In the literature, controversial findings are reported for
T2* at baseline and during RCT: T2*-weighted MRI has
recently been compared to FMISO-PET in glioma patients
[32] where it provided complementary information rather
than spatial correlation. In cervix cancer patients Kim et
al. studied BOLD MRI before and after RCT, and they report a correlation between tumour R2* pre-RCT with
tumour size response but not with tumour volume response [29]. Li et al. identified tumour R2* before RCT as
a significant prognostic factor for progression-free and
overall survival [30]. In HNSCC patients undergoing RCT,
Panek et al. examined T2* signal stability and reproducibility pre-RCT, and they found that T2* measurements
are highly reproducible [23]. Min et al. and Wong et al.

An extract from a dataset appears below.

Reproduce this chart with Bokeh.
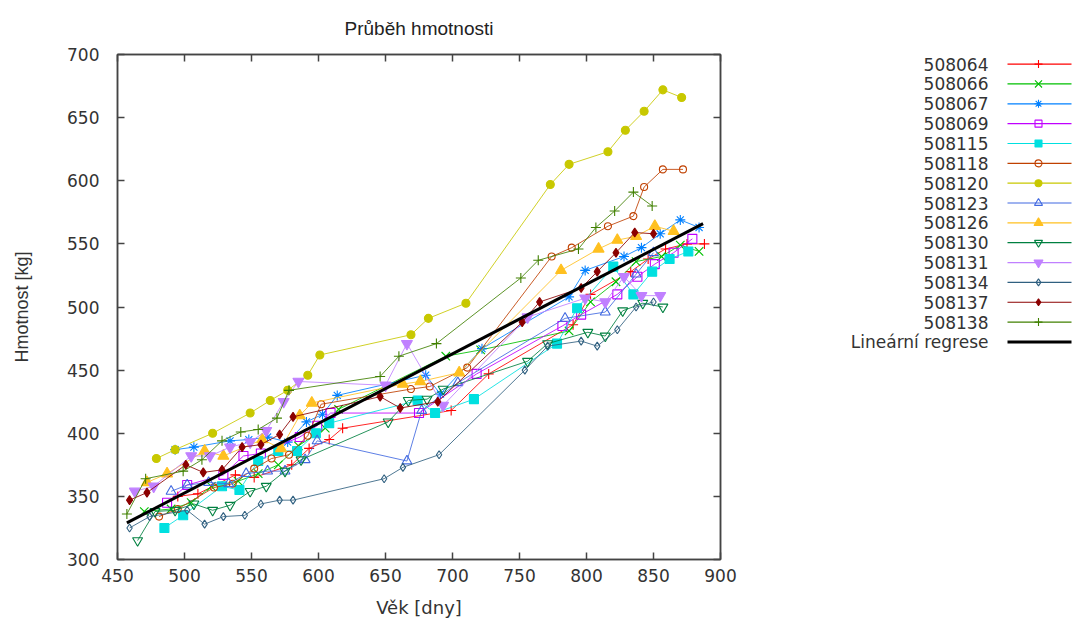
from bokeh.plotting import figure
from bokeh.models import Range1d, LinearAxis, FixedTicker
from bokeh.layouts import row
from bokeh.embed import file_html
from bokeh.resources import INLINE
from bokeh.core.properties import value

# ---------------- data (age in days, weight in kg) ----------------
names = ["508064", "508066", "508067", "508069", "508115", "508118", "508120",
         "508123", "508126", "508130", "508131", "508134", "508137", "508138"]

x_508064 = [495, 510, 538, 552, 580, 593, 608, 618, 699, 727, 790, 803, 833, 846, 859, 875, 888]
y_508064 = [350, 352, 367, 365, 375, 388, 395, 404, 418, 447, 486, 510, 528, 538, 546, 550, 550]

x_508066 = [470, 490, 505, 520, 540, 555, 570, 585, 605, 615, 695, 721, 787, 803, 822, 837, 856, 870, 884]
y_508066 = [338, 340, 345, 358, 362, 368, 375, 390, 404, 419, 461, 466, 481, 504, 520, 536, 540, 549, 544]

x_508067 = [493, 507, 534, 548, 562, 577, 591, 603, 614, 680, 691, 722, 787, 799, 828, 841, 855, 870, 884]
y_508067 = [387, 389, 394, 395, 397, 393, 409, 415, 430, 446, 431, 467, 508, 529, 540, 547, 558, 569, 563]

x_508069 = [487, 502, 529, 544, 557, 586, 599, 609, 675, 718, 782, 796, 823, 838, 851, 865, 879]
y_508069 = [345, 359, 367, 382, 384, 397, 406, 416, 416, 447, 485, 494, 510, 524, 534, 543, 554]

x_508115 = [485, 499, 528, 541, 555, 570, 584, 598, 608, 674, 687, 716, 778, 793, 820, 835, 849, 862, 876]
y_508115 = [325, 335, 358, 355, 378, 386, 386, 400, 408, 426, 416, 427, 471, 499, 532, 510, 528, 538, 544]

x_508118 = [481, 495, 522, 536, 552, 565, 578, 592, 602, 669, 683, 711, 774, 789, 816, 835, 843, 857, 872]
y_508118 = [334, 340, 357, 360, 372, 380, 383, 398, 423, 435, 437, 452, 540, 547, 564, 572, 595, 609, 609]

x_508120 = [479, 493, 521, 549, 564, 577, 592, 601, 669, 682, 710, 773, 787, 816, 829, 843, 857, 871]
y_508120 = [380, 387, 400, 416, 426, 434, 446, 462, 478, 491, 503, 597, 613, 623, 640, 655, 672, 666]

x_508123 = [490, 502, 518, 533, 546, 562, 575, 590, 599, 666, 677, 704, 784, 814, 837, 850]
y_508123 = [354, 359, 361, 360, 368, 370, 370, 379, 394, 378, 418, 440, 491, 496, 526, 543]

x_508126 = [472, 487, 515, 529, 558, 572, 586, 595, 663, 676, 705, 781, 809, 823, 837, 851, 865]
y_508126 = [361, 368, 386, 382, 395, 388, 414, 424, 439, 441, 448, 529, 546, 553, 556, 564, 560]

x_508130 = [465, 478, 493, 507, 521, 534, 549, 561, 575, 587, 652, 667, 681, 693, 756, 771, 801, 814, 827, 842, 857]
y_508130 = [315, 338, 339, 344, 339, 343, 354, 358, 370, 379, 409, 426, 427, 435, 457, 471, 480, 477, 497, 503, 500]

x_508131 = [463, 477, 505, 519, 534, 549, 561, 574, 585, 650, 666, 693, 756, 799, 814, 828, 841, 855]
y_508131 = [354, 358, 382, 382, 389, 393, 402, 425, 441, 438, 471, 422, 492, 507, 504, 524, 509, 509]

x_508134 = [459, 474, 502, 515, 529, 545, 557, 571, 581, 649, 663, 690, 754, 771, 796, 808, 823, 837, 850]
y_508134 = [325, 334, 339, 328, 334, 335, 344, 347, 347, 364, 373, 383, 450, 469, 473, 469, 482, 500, 504]

x_508137 = [459, 472, 501, 514, 528, 543, 557, 571, 581, 646, 661, 689, 752, 765, 796, 808, 822, 836, 850]
y_508137 = [347, 353, 375, 369, 371, 389, 391, 399, 413, 429, 420, 425, 488, 504, 515, 528, 543, 559, 558]

x_508138 = [457, 471, 499, 513, 528, 542, 555, 569, 578, 646, 660, 688, 751, 764, 794, 807, 821, 835, 849]
y_508138 = [336, 364, 370, 379, 394, 401, 403, 412, 434, 445, 461, 471, 523, 537, 546, 563, 576, 591, 580]

reg_x = [457, 887]
reg_y = [329, 566]

x_ticks = [450, 500, 550, 600, 650, 700, 750, 800, 850, 900]
y_ticks = [300, 350, 400, 450, 500, 550, 600, 650, 700]

xs = [x_508064, x_508066, x_508067, x_508069, x_508115, x_508118, x_508120,
      x_508123, x_508126, x_508130, x_508131, x_508134, x_508137, x_508138]
ys = [y_508064, y_508066, y_508067, y_508069, y_508115, y_508118, y_508120,
      y_508123, y_508126, y_508130, y_508131, y_508134, y_508137, y_508138]

# ---------------- styles (gnuplot default linetypes) ----------------
colors = ["#ff0000", "#00c000", "#0080ff", "#c000ff", "#00e0e0", "#c04000", "#c8c800",
          "#4169e1", "#ffc020", "#008040", "#c080ff", "#306080", "#8b0000", "#408000"]
markers = ["cross", "x", "asterisk", "square", "square", "circle", "circle",
           "triangle", "triangle", "inverted_triangle", "inverted_triangle",
           "diamond", "diamond", "cross"]
filled = [False, False, False, False, True, False, True,
          False, True, False, True, False, True, False]
sizes = [10, 12, 10, 9, 9, 7, 8, 10, 11, 10, 11, 8, 9, 10]

TICK_FONT = value("DejaVu Sans")

# page geometry (page has no margin): frame 117..720 x, 53..562 y
W_MAIN, H = 828, 620
p = figure(width=W_MAIN, height=H, output_backend="svg", toolbar_location=None,
           x_range=Range1d(450, 900), y_range=Range1d(300, 700),
           min_border_left=117, min_border_right=108, min_border_top=53, min_border_bottom=58,
           title="Průběh hmotnosti")
p.title.align = "center"
p.title.text_font = "Liberation Sans"
p.title.text_font_size = "19px"
p.title.text_font_style = "normal"
p.title.text_color = "#222222"
p.title.standoff = 31

p.xgrid.visible = False
p.ygrid.visible = False
p.outline_line_color = "#444444"
p.outline_line_width = 1.5

for ax, ticks in ((p.xaxis[0], x_ticks), (p.yaxis[0], y_ticks)):
    ax.ticker = FixedTicker(ticks=ticks)
    ax.major_tick_in = 7
    ax.major_tick_out = 0
    ax.minor_tick_line_color = None
    ax.axis_line_color = "#444444"
    ax.axis_line_width = 1.5
    ax.major_tick_line_color = "#444444"
    ax.major_tick_line_width = 1.5
    ax.major_label_text_font = "DejaVu Sans"
    ax.major_label_text_font_size = "17px"
    ax.major_label_text_color = "#333333"

p.xaxis[0].major_label_standoff = 9
p.yaxis[0].major_label_standoff = 18
p.xaxis[0].axis_label = "Věk [dny]"
p.xaxis[0].axis_label_text_font = "DejaVu Sans"
p.xaxis[0].axis_label_text_font_size = "18px"
p.xaxis[0].axis_label_text_font_style = "normal"
p.xaxis[0].axis_label_text_color = "#333333"
p.xaxis[0].axis_label_standoff = 12
p.yaxis[0].axis_label = "Hmotnost [kg]"
p.yaxis[0].axis_label_text_font = "Liberation Sans"
p.yaxis[0].axis_label_text_font_size = "18px"
p.yaxis[0].axis_label_text_font_style = "normal"
p.yaxis[0].axis_label_text_color = "#333333"
p.yaxis[0].axis_label_standoff = 32

for loc, ticks in (("above", x_ticks), ("right", y_ticks)):
    ax = LinearAxis(ticker=FixedTicker(ticks=ticks), major_tick_in=7, major_tick_out=0,
                    minor_tick_line_color=None, major_label_text_color=None,
                    major_label_text_font_size="1px",
                    axis_line_color="#444444", axis_line_width=1.5,
                    major_tick_line_color="#444444", major_tick_line_width=1.5)
    p.add_layout(ax, loc)

for xv, yv, c, m, f, s in zip(xs, ys, colors, markers, filled, sizes):
    p.line(xv, yv, line_color=c, line_width=1, line_alpha=0.85)
    p.scatter(xv, yv, marker=m, size=s, line_color=c, line_width=1.1,
              fill_color=c if f else None, fill_alpha=1.0)

p.line(reg_x, reg_y, line_color="black", line_width=3)

# ---------------- legend panel ----------------
# the row aligns frames vertically, so y is given in page pixels (53..562)
W_LEG = 245
lg = figure(width=W_LEG, height=H, output_backend="svg", toolbar_location=None,
            x_range=Range1d(0, W_LEG), y_range=Range1d(562, 53),
            min_border=0, x_axis_location=None, y_axis_location=None)
lg.outline_line_color = None
lg.xgrid.visible = False
lg.ygrid.visible = False

row_y = [62.7 + 20 * i for i in range(len(names))]
lg.text(x=[160] * len(names), y=row_y, text=names, text_align="right",
        text_baseline="middle", text_font=TICK_FONT, text_font_size="17px",
        text_color="#333333")
for yy, c, m, f, s in zip(row_y, colors, markers, filled, sizes):
    lg.line([179, 243], [yy, yy], line_color=c, line_width=1.2)
    lg.scatter([210], [yy], marker=m, size=max(s - 2, 7), line_color=c, line_width=1.1,
               fill_color=c if f else None)
reg_row = 62.7 + 20 * len(names)
lg.text(x=[160], y=[reg_row], text=["Lineární regrese"], text_align="right",
        text_baseline="middle", text_font=TICK_FONT, text_font_size="17px",
        text_color="#333333")
lg.line([179, 243], [reg_row, reg_row], line_color="black", line_width=3)

layout = row(p, lg)
open("out.html", "w").write(file_html(layout, INLINE))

evaluated serial functional imaging including R2*/T2*weighted MRI in HNSCC during RCT and found no clear
pattern for changes in R2* [33, 34].
Here, we assessed hypoxia by analyzing T2* as a measure of the deoxyhaemoglobin concentration and used
T2-weighted sequences and Gd-contrast enhanced T1
sequences for morphological characterization and delineation of tumours and lymph node metastasis. The aim
of our study was to examine the effect of RCT on T2* in
HNSCC at an early and late time point during RCT and
to analyse the relation between T2* and FMISO-PET.

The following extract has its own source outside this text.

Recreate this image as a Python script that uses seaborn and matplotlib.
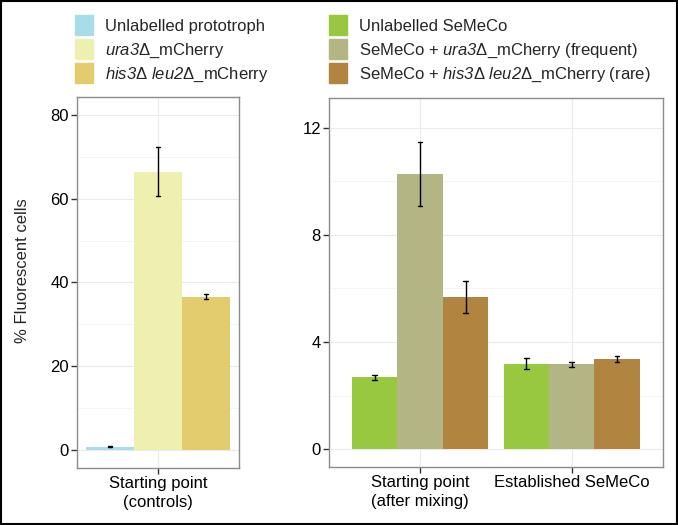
import seaborn as sns
import matplotlib.pyplot as plt
import matplotlib.patches as mpatches
import pandas as pd
import numpy as np

# ---- data ----
ctrl_groups = ["Starting point\n(controls)"]
ctrl_strains = ["Unlabelled prototroph", "ura3_mCherry", "his3_leu2_mCherry"]
ctrl_mean = [0.8, 66.4, 36.6]
ctrl_lo = [0.7, 60.5, 36.0]
ctrl_hi = [0.9, 72.3, 37.2]

mix_groups = ["Starting point\n(after mixing)", "Established SeMeCo"]
mix_strains = ["Unlabelled SeMeCo", "SeMeCo + ura3 (frequent)", "SeMeCo + his3 leu2 (rare)"]
mix_mean = {
    "Unlabelled SeMeCo": [2.68, 3.17],
    "SeMeCo + ura3 (frequent)": [10.27, 3.17],
    "SeMeCo + his3 leu2 (rare)": [5.68, 3.36],
}
mix_lo = {
    "Unlabelled SeMeCo": [2.59, 2.98],
    "SeMeCo + ura3 (frequent)": [9.08, 3.07],
    "SeMeCo + his3 leu2 (rare)": [5.07, 3.27],
}
mix_hi = {
    "Unlabelled SeMeCo": [2.77, 3.40],
    "SeMeCo + ura3 (frequent)": [11.48, 3.27],
    "SeMeCo + his3 leu2 (rare)": [6.28, 3.48],
}

ctrl_colors = ["#A8DCE8", "#EEF0B0", "#E3CC6E"]
mix_colors = ["#97C83F", "#B4B585", "#B1843F"]

# legend labels (italic gene names, math text is set to italic below)
ctrl_labels = ["Unlabelled prototroph",
               r"$\mathrm{ura3}$Δ_mCherry",
               r"$\mathrm{his3}$Δ $\mathrm{leu2}$Δ_mCherry"]
mix_labels = ["Unlabelled SeMeCo",
              r"SeMeCo + $\mathrm{ura3}$Δ_mCherry (frequent)",
              r"SeMeCo + $\mathrm{his3}$Δ $\mathrm{leu2}$Δ_mCherry (rare)"]

sns.set_style("white")
plt.rcParams['font.family'] = ['Liberation Sans', 'DejaVu Sans']
plt.rcParams['mathtext.fontset'] = 'custom'
plt.rcParams['mathtext.rm'] = 'Liberation Sans:italic'
plt.rcParams['mathtext.it'] = 'Liberation Sans:italic'

FS = 12

df_ctrl = pd.DataFrame({"group": ctrl_groups * 3, "strain": ctrl_strains, "value": ctrl_mean})
rows = []
for s in mix_strains:
    for g, v in zip(mix_groups, mix_mean[s]):
        rows.append({"group": g, "strain": s, "value": v})
df_mix = pd.DataFrame(rows)

fig = plt.figure(figsize=(6.78, 5.25), dpi=100)
ax1 = fig.add_axes([0.1136, 0.109, 0.239, 0.706])
ax2 = fig.add_axes([0.4857, 0.111, 0.4917, 0.702])

sns.barplot(data=df_ctrl, x="group", y="value", hue="strain", hue_order=ctrl_strains,
            palette=ctrl_colors, width=0.9, errorbar=None, saturation=1, legend=False, ax=ax1)
sns.barplot(data=df_mix, x="group", y="value", hue="strain", hue_order=mix_strains,
            order=mix_groups, palette=mix_colors, width=0.9, errorbar=None, saturation=1,
            legend=False, ax=ax2)

CAP = 0.015

def errbar(ax, xc, lo, hi):
    ax.plot([xc, xc], [lo, hi], color="black", lw=1, zorder=5)
    ax.plot([xc - CAP, xc + CAP], [lo] * 2, color="black", lw=1, zorder=5)
    ax.plot([xc - CAP, xc + CAP], [hi] * 2, color="black", lw=1, zorder=5)

# error bars at bar centres
for i, cont in enumerate(ax1.containers):
    for bar in cont:
        errbar(ax1, bar.get_x() + bar.get_width() / 2, ctrl_lo[i], ctrl_hi[i])
for i, cont in enumerate(ax2.containers):
    s = mix_strains[i]
    for j, bar in enumerate(cont):
        errbar(ax2, bar.get_x() + bar.get_width() / 2, mix_lo[s][j], mix_hi[s][j])

for bar in ax1.patches + ax2.patches:
    bar.set_linewidth(0)
    bar.set_zorder(3)

ax1.set_ylim(-4.2, 84.2)
ax1.set_xlim(-0.506, 0.506)
ax1.set_yticks([0, 20, 40, 60, 80])
ax1.set_yticks([10, 30, 50, 70], minor=True)
ax2.set_ylim(-0.65, 13.1)
ax2.set_xlim(-0.6, 1.6)
ax2.set_yticks([0, 4, 8, 12])
ax2.set_yticks([2, 6, 10], minor=True)

for ax in (ax1, ax2):
    ax.set_xlabel("")
    ax.set_ylabel("")
    ax.grid(True, which="major", color="#EBEBEB", lw=0.8, zorder=0)
    ax.grid(True, which="minor", axis="y", color="#F4F4F4", lw=0.6, zorder=0)
    ax.set_axisbelow(True)
    for sp in ax.spines.values():
        sp.set_visible(True)
        sp.set_color("#8C8C8C")
        sp.set_linewidth(1)
    ax.tick_params(axis="both", which="major", length=4, width=1, color="#333333",
                   labelsize=FS, labelcolor="black", pad=2, direction="out",
                   bottom=True, left=True)
    ax.tick_params(which="minor", length=0)
    for lab in ax.get_xticklabels():
        lab.set_linespacing(1.3)

ax1.set_ylabel("% Fluorescent cells", fontsize=FS)
ax1.yaxis.set_label_coords(-0.29, 0.532)

# legends
h1 = [mpatches.Patch(color=c) for c in ctrl_colors]
h2 = [mpatches.Patch(color=c) for c in mix_colors]
kw = dict(frameon=False, fontsize=FS, handlelength=1.1, handleheight=1.5,
          handletextpad=0.7, labelspacing=0.2, borderaxespad=0)
fig.legend(h1, ctrl_labels, loc="upper left", bbox_to_anchor=(0.1007, 0.984), **kw)
fig.legend(h2, mix_labels, loc="upper left", bbox_to_anchor=(0.4755, 0.984), **kw)

# outer frame
fig.patches.append(mpatches.Rectangle((0.001, 0.001), 0.998, 0.998, transform=fig.transFigure,
                                      fill=False, edgecolor="black", lw=1.5))

fig.savefig("out.png", dpi=100)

Serial imaging was scheduled before RCT and at week 2
and week 5 during RCT. Baseline 18F-fluorodeoxyglucose-PET/CT (FDG-PET) was included to optimize pretherapy staging and considered for image analysis. To
our knowledge, this is the first study to combine T2*weighted MRI with FMISO-PET in HNSCC.
Methods
Patients, imaging schedule and treatment
Thirty two patients (T2–4 N+) were enrolled for this
prospective functional MRI and hypoxia PET/CT imaging study during definitive RCT for HNSCC. Patients
were recruited from 08/2014 to 11/2015. RCT was administered for 7 weeks in daily fractions of 2 Gy to a
total dose of 70 Gy to the primary tumour and macroscopic lymph node metastases and 50 Gy to the elective
lymphatic drainage. Concurrent chemotherapy was administered once in weeks 1, 4, and 7 with cisplatin
(100 mg/kg/d or adjusted to lower dose) or carboplatin
in case of chronic renal insufficiency.
Patients underwent serial FMISO-PET as previously
described [7, 8] and MRI in weeks 0, 2 and 5. FDG-PET
was conducted in week 0. From the total patient coh (...truncated)